André had a charismatic presence. When he rose to speak, others listened. He was quick to demonstrate leadership in action: as a volunteer to help harvest sugar cane in Cuba (for which he received the distinction "model worker"), and as a lead marshal in a huge demonstration to commemorate the U.S. nuclear bombing of Hiroshima, Japan.

Impatient with the middle class student milieu and with a taste for militant, working class action, he dropped out of the English literature program at U. of T. and started out on a career of working and deep involvement in unions. He began with a job digging a tunnel for Toronto’s University subway line in 1965. He led a successful fight to have the Toronto Transit Commission mount a public memorial plaque to honour the sacrifices made by the tunnel workers.

He remained a member of the LSA/LSO until the early 1970’s, during which time he involved himself in mass movements, including opposition to the Vietnam War and in solidarity with Cuba. Eventually, he dropped his formal affiliation to the Marxist organization, but remained sympathetic to it.

In the thirty-four years that he served in the labour movement, he occupied the roles of organizer, education officer, and negotiator. He worked, in turn, for the Labourer’s Union, the Canadian Union of Operating Engineers, the Canadian Union of Public Employees, the Communication Workers, the United Garment Workers, the International Woodworkers, and OPSEU (since 1980). In these roles, he focussed his energy and organizing talents in a syndicalist direction. He remained a militant, but one who became increasingly influenced by the imperatives of collective bargaining in organizations seeking reform not revolution.

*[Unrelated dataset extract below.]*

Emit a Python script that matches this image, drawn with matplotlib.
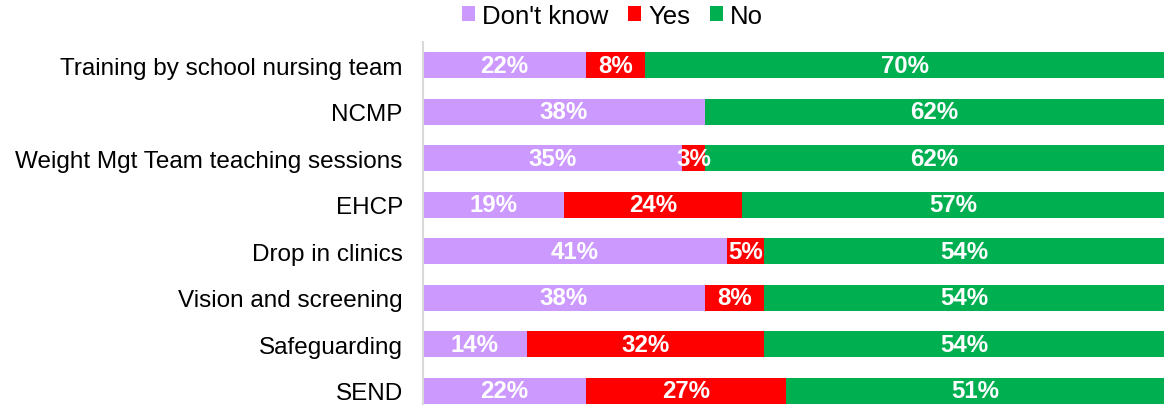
import matplotlib
matplotlib.use("Agg")
import matplotlib.pyplot as plt
import numpy as np

plt.rcParams["font.family"] = ["Liberation Sans", "DejaVu Sans"]

categories = [
    "Training by school nursing team",
    "NCMP",
    "Weight Mgt Team teaching sessions",
    "EHCP",
    "Drop in clinics",
    "Vision and screening",
    "Safeguarding",
    "SEND",
]
dont_know = [22, 38, 35, 19, 41, 38, 14, 22]
yes = [8, 0, 3, 24, 5, 8, 32, 27]
no = [70, 62, 62, 57, 54, 54, 54, 51]

series = [("Don't know", dont_know, "#CC99FF"),
          ("Yes", yes, "#FF0000"),
          ("No", no, "#00B050")]

W, H, DPI = 1175, 406, 100
fig = plt.figure(figsize=(W / DPI, H / DPI), dpi=DPI)
ax = fig.add_axes([423 / W, -9 / H, 741 / W, 372 / H])

y = np.arange(len(categories))
left = np.zeros(len(categories))
for name, vals, color in series:
    vals = np.array(vals, dtype=float)
    bars = ax.barh(y, vals, left=left, height=0.56, color=color, label=name)
    for b, v in zip(bars, vals):
        if v > 0:
            ax.text(b.get_x() + b.get_width() / 2, b.get_y() + b.get_height() / 2,
                    f"{v:.0f}%", ha="center", va="center", color="white",
                    fontsize=17.3, fontweight="bold")
    left += vals

ax.set_xlim(0, 100)
ax.set_ylim(len(categories) - 0.5, -0.5)
ax.set_yticks(y)
ax.set_yticklabels(categories, fontsize=17.5)
ax.tick_params(axis="y", length=0, pad=14.5)
ax.set_xticks([])
for s in ["top", "right", "bottom"]:
    ax.spines[s].set_visible(False)
ax.spines["left"].set_color("#D9D9D9")
ax.spines["left"].set_linewidth(1.5)

fig.legend(loc="center", bbox_to_anchor=(612.5 / W, 1 - 17 / H), ncol=3,
           frameon=False, fontsize=18.5, handlelength=0.52, handleheight=0.52,
           handletextpad=0.28, columnspacing=0.75, borderpad=0)

fig.savefig("out.png", dpi=DPI)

André always sought to get the best collective agreements for his membership, employing solidarity and discipline on the picket line. Regrettably, it was he to whom the task fell to negotiate the surrendering of OPSEU’s previous gains in the Social Contract negotiations. Similarly, he expressed criticism of the Canadian Auto Workers’ refusal to participate in co-management schemes with the big employers.

Naturally, the contradictions of his union role taxed his patience. So he turned his restless mind to a new passion—archaeology. He sat on the board of trustees at the Royal Ontario Museum for the past six years. He enjoyed the excavation trips to places like Cuba and Greece and he took a socialist’s pleasure in uncovering facets of collective life. After obtaining his master’s degree in Archaeology from U. of T. in 1998, and despite the debilitating effects of his cancer, he embarked on a doctorate.

His life ended in a combination of struggle and optimism. For this, his memory is an inspiration to his legion of friends in the labour and socialist movements. At the Steelworkers’ Hall, at a meeting held to celebrate André’s life on June 11, which ended with the singing of "The Internationale", I was lifted by the spirit of open identification with the class struggle and by the hundreds of participants that packed the meeting. The audience was composed of his surviving family, a CBC broadcaster, an official of the Royal Ontario Museum, trade union officials, an NDP member of the Ontario legislature, a former federal NDP MP, old comrades, and rank-and-file unionists. The stories that were told at the meeting expressed undying admiration for the radical and socialist aspects of his life. In that spirit, ours is not to mourn; ours is to organize and carry on the struggle for a socialist future.